Developing clients' trust is a delicate process. One woman recently
asked Mitchell for her card after one of her seminars. The woman, who had
seemed disinterested, confessed she was unhappy with her image. Such breakthroughs
are only a first step, says Mitchell. Next she has to "earn the right"
to tell the woman some hard truths about her looks.
Can image consultants make much difference to up-and-coming entrepreneurs?

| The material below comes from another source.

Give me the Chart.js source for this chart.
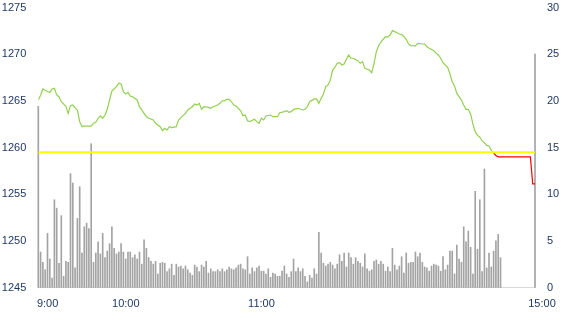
<!DOCTYPE html>
<html>
<head>
<meta charset="utf-8">
<script src="https://cdn.jsdelivr.net/npm/chart.js@4"></script>
<style>
  html, body { margin: 0; padding: 0; background: #fff; }
  canvas { display: block; }
</style>
</head>
<body>
<canvas id="chart" width="570" height="330"></canvas>
<script>
// minute slots 0..216, tick labels at a few slots
const tickIdx = [1, 35, 94, 216];
const tickLabels = ['9:00', '10:00', '11:00', '15:00'];

// volume bars per slot (right axis)
const volume = [
  19.4, 3.8, 2.7, 1.9, 5.8, 3.05, 1.0, 9.4, 8.5, 2.6, 7.7, 1.2, 2.8, 2.7, 12.2, 11.2, 2.1, 7.4, 10.8, 3.7, 6.5, 6.9, 6.3, 15.4, 2.7, 3.7, 4.9, 3.6, 5.8, 3.2, 3.9, 4.7, 6.5, 4.2, 3.6, 3.8, 4.7, 3.8, 3.05, 3.8, 3.8, 3.2,
  3.5, 3.05, 3.8, 2.5, 5.1, 4.2, 3.2, 2.8, 2.5, 2.8, 1.45, 2.6, 2.7, 2.6, 1.7, 2.0, 2.5, 1.3, 2.5, 2.2, 2.3, 2.0, 2.3, 1.9, 1.55, 1.3, 2.4, 2.2, 1.7, 2.4, 2.2, 2.8, 1.55, 2.0, 1.7, 1.7, 1.9, 1.7, 2.0, 1.7, 1.9, 2.2, 2.0, 1.9,
  2.1, 2.4, 2.5, 2.0, 1.9, 3.3, 1.45, 2.1, 1.7, 2.1, 2.3, 1.75, 1.75, 1.45, 2.0, 1.1, 1.55, 1.45, 1.2, 1.2, 1.75, 2.3, 1.45, 1.1, 1.7, 3.05, 1.7, 2.1, 1.7, 2.0, 1.2, 0.6, 1.3, 1.0, 2.0, 1.45, 5.9, 3.7, 2.6, 2.3, 2.5, 2.7, 2.4,
  2.0, 2.5, 3.5, 2.8, 3.7, 2.2, 3.7, 3.2, 2.5, 3.2, 2.8, 2.6, 2.2, 3.6, 2.0, 1.75, 1.9, 2.8, 2.95, 2.5, 2.8, 2.5, 1.75, 2.2, 1.7, 4.2, 2.4, 1.9, 2.3, 3.3, 1.55, 3.7, 2.6, 2.7, 2.7, 3.8, 3.3, 3.7, 2.7, 2.2, 2.1, 1.75, 2.3, 2.5,
  2.4, 2.3, 1.75, 3.3, 1.9, 2.4, 3.9, 3.9, 1.45, 4.55, 3.05, 2.7, 6.5, 4.9, 6.05, 4.3, 1.45, 10.3, 4.1, 9.4, 1.7, 12.7, 2.1, 3.7, 2.2, 3.9, 5.0, 5.7, 3.2,
  null, null, null, null, null, null, null, null, null, null, null, null, null, null,
  25
];

// price line (left axis), read at these slots
const priceIdx = [
  0, 1, 2, 4, 5, 6, 7, 8, 9, 10, 12, 13, 14, 15, 17, 18, 19, 20, 22, 23, 24, 25, 26, 27, 28, 29, 30, 31, 32, 34, 35, 36, 37, 38, 39, 40,
  41, 43, 44, 46, 47, 48, 50, 51, 53, 54, 55, 56, 57, 58, 60, 61, 62, 64, 65, 67, 68, 69, 70, 71, 72, 74, 75, 76, 78, 79, 80, 81, 82, 83,
  84, 85, 86, 88, 89, 90, 91, 92, 94, 95, 96, 97, 98, 99, 101, 102, 104, 105, 107, 108, 109, 110, 111, 113, 115, 116, 117, 118, 120, 121,
  122, 123, 124, 125, 126, 127, 128, 129, 130, 131, 132, 133, 134, 135, 136, 137, 139, 140, 141, 142, 144, 145, 146, 147, 148, 149, 150,
  151, 152, 153, 154, 156, 157, 158, 159, 160, 161, 162, 164, 165, 167, 168, 169, 170, 172, 173, 174, 175, 176, 178, 179, 180, 181, 182,
  183, 184, 185, 186, 187, 188, 189, 190, 191, 192, 193, 194, 195, 196, 197, 198
];
const price = [
  1265.1, 1265.6, 1266.27, 1266.0, 1265.9, 1266.27, 1266.34, 1265.63, 1265.44, 1264.9, 1264.4, 1263.66, 1264.48, 1264.55, 1264.0, 1262.77, 1262.23, 1262.3, 1262.3, 1262.3, 1262.6, 1262.7, 1263.13, 1263.38, 1263.13, 1263.48, 1264.09, 1265.09, 1266.05, 1266.52, 1266.88, 1266.8, 1265.98, 1265.73, 1265.91, 1265.52,
  1265.44, 1265.09, 1264.37, 1263.66, 1263.3, 1263.13, 1262.95, 1262.6, 1262.23, 1261.8, 1262.06, 1261.88, 1262.23, 1262.13, 1262.23, 1262.95, 1263.2, 1263.66, 1264.02, 1264.37, 1264.66, 1264.55, 1264.73, 1264.09, 1264.37, 1264.3, 1264.2, 1264.37, 1264.55, 1264.73, 1265.0, 1265.0, 1265.16, 1265.16,
  1264.9, 1264.55, 1264.45, 1263.94, 1263.41, 1263.48, 1262.87, 1262.77, 1263.02, 1262.77, 1262.6, 1263.13, 1262.95, 1263.38, 1263.48, 1263.3, 1263.3, 1263.73, 1263.84, 1263.94, 1263.77, 1263.84, 1264.09, 1264.2, 1264.02, 1264.09, 1264.37, 1264.9, 1265.2, 1265.2,
  1264.73, 1265.27, 1265.73, 1266.52, 1266.7, 1267.23, 1268.3, 1268.6, 1269.02, 1269.09, 1268.84, 1268.95, 1269.45, 1269.91, 1269.56, 1269.56, 1269.3, 1269.02, 1269.2, 1268.48, 1268.3, 1268.01, 1269.02, 1270.27, 1270.9, 1271.3, 1271.6,
  1271.87, 1271.85, 1272.05, 1272.52, 1272.3, 1272.16, 1272.1, 1271.9, 1271.59, 1271.1, 1270.92, 1270.88, 1271.16, 1271.09, 1271.09, 1270.8, 1270.63, 1270.37, 1270.09, 1269.91, 1269.56, 1269.09, 1268.59, 1267.9, 1267.05, 1266.6, 1265.8,
  1265.45, 1265.09, 1264.55, 1264.09, 1264.09, 1263.6, 1262.5, 1261.7, 1261.3, 1261.1, 1260.7, 1260.5, 1260.23, 1260.16, 1259.7, 1259.4
];

// closing part of the price line, drawn red
const tailIdx = [198, 199, 200, 214, 215, 216];
const tailPrice = [1259.4, 1259.15, 1259.0, 1259.0, 1256.1, 1256.1];

const prevClose = 1259.5;

const textColor = '#1f3864';
const font = { family: "'Liberation Sans', Arial, sans-serif", size: 11 };

const pairs = (xs, ys) => xs.map((x, i) => ({ x, y: ys[i] }));

// fixed box sizes so the plot area lands where the reference has it
const fitY = (width, top) => axis => {
  axis.width = width;
  axis.paddingTop = top;
  axis.paddingBottom = 0;
};

new Chart(document.getElementById('chart'), {
  type: 'bar',
  data: {
    datasets: [
      {
        type: 'line', label: 'prev', yAxisID: 'y', order: 1,
        data: [{ x: 0, y: prevClose }, { x: volume.length - 1, y: prevClose }],
        borderColor: '#ffff00', borderWidth: 2, pointRadius: 0
      },
      {
        type: 'line', label: 'price', yAxisID: 'y', order: 2,
        data: pairs(priceIdx, price),
        borderColor: '#92d050', borderWidth: 1.2, pointRadius: 0, tension: 0
      },
      {
        type: 'line', label: 'tail', yAxisID: 'y', order: 3,
        data: pairs(tailIdx, tailPrice),
        borderColor: '#ff0000', borderWidth: 1.2, pointRadius: 0, tension: 0
      },
      {
        label: 'volume', yAxisID: 'y1', order: 4,
        data: volume.map((v, i) => ({ x: i, y: v })),
        backgroundColor: '#a3a3a3', barThickness: 1, clip: false
      }
    ]
  },
  options: {
    responsive: false,
    animation: false,
    layout: { padding: 0 },
    plugins: { legend: { display: false }, tooltip: { enabled: false } },
    scales: {
      x: {
        type: 'linear', min: 0, max: volume.length - 1, offset: false,
        grid: { display: false, drawTicks: false },
        border: { display: true, color: '#d9d9d9' },
        afterBuildTicks: axis => { axis.ticks = tickIdx.map(v => ({ value: v })); },
        afterFit: axis => { axis.height = 42.5; axis.paddingLeft = 0; axis.paddingRight = 0; },
        ticks: {
          autoSkip: false, maxRotation: 0, minRotation: 0, padding: 10, labelOffset: 7,
          color: textColor, font,
          callback: v => tickLabels[tickIdx.indexOf(v)] || ''
        }
      },
      y: {
        position: 'left', min: 1245, max: 1275,
        grid: { display: false, drawTicks: false },
        border: { display: false },
        afterFit: fitY(38.3, 7.5),
        ticks: { stepSize: 5, padding: 12, color: textColor, font, callback: v => String(v) }
      },
      y1: {
        position: 'right', min: 0, max: 30,
        grid: { display: false, drawTicks: false },
        border: { display: false },
        afterFit: fitY(35, 7.5),
        ticks: { stepSize: 5, padding: 12, color: textColor, font, callback: v => String(v) }
      }
    }
  }
});
</script>
</body>
</html>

Leslie Hitch thinks so. Hitch left the tweedy world of college administration
less than a year ago to start a company in Boston advising colleges and
universities on strategic planning. She was in business -- she didn't look
the part though. She enlisted Mitchell's services, but skeptically. "I
wanted to be able to have clothing that would allow me to be both approachable
and authoritative," Hitch says. Mitchell told her to try lower necklines,
jackets with single buttons at the waist, silver jewelry rather than gold,
and lighter fabrics instead of the heavy wools she favored. The ratings:
"One day, you go out, you have the colors and style that are right for
you, and you go into a meeting and five people tell you how terrific you
look. Then you have to say: Hey, this must work," says Hitch. The proof
of the pudding for Hitch: Her clients react much more enthusiastically
to her ideas than they used to.
Of course, an ego boost is one thing. But will an image update pay off
where it counts -- at the bottom line? Consider the alternative. Not paying
attention to your image is sure to cost you in the long run.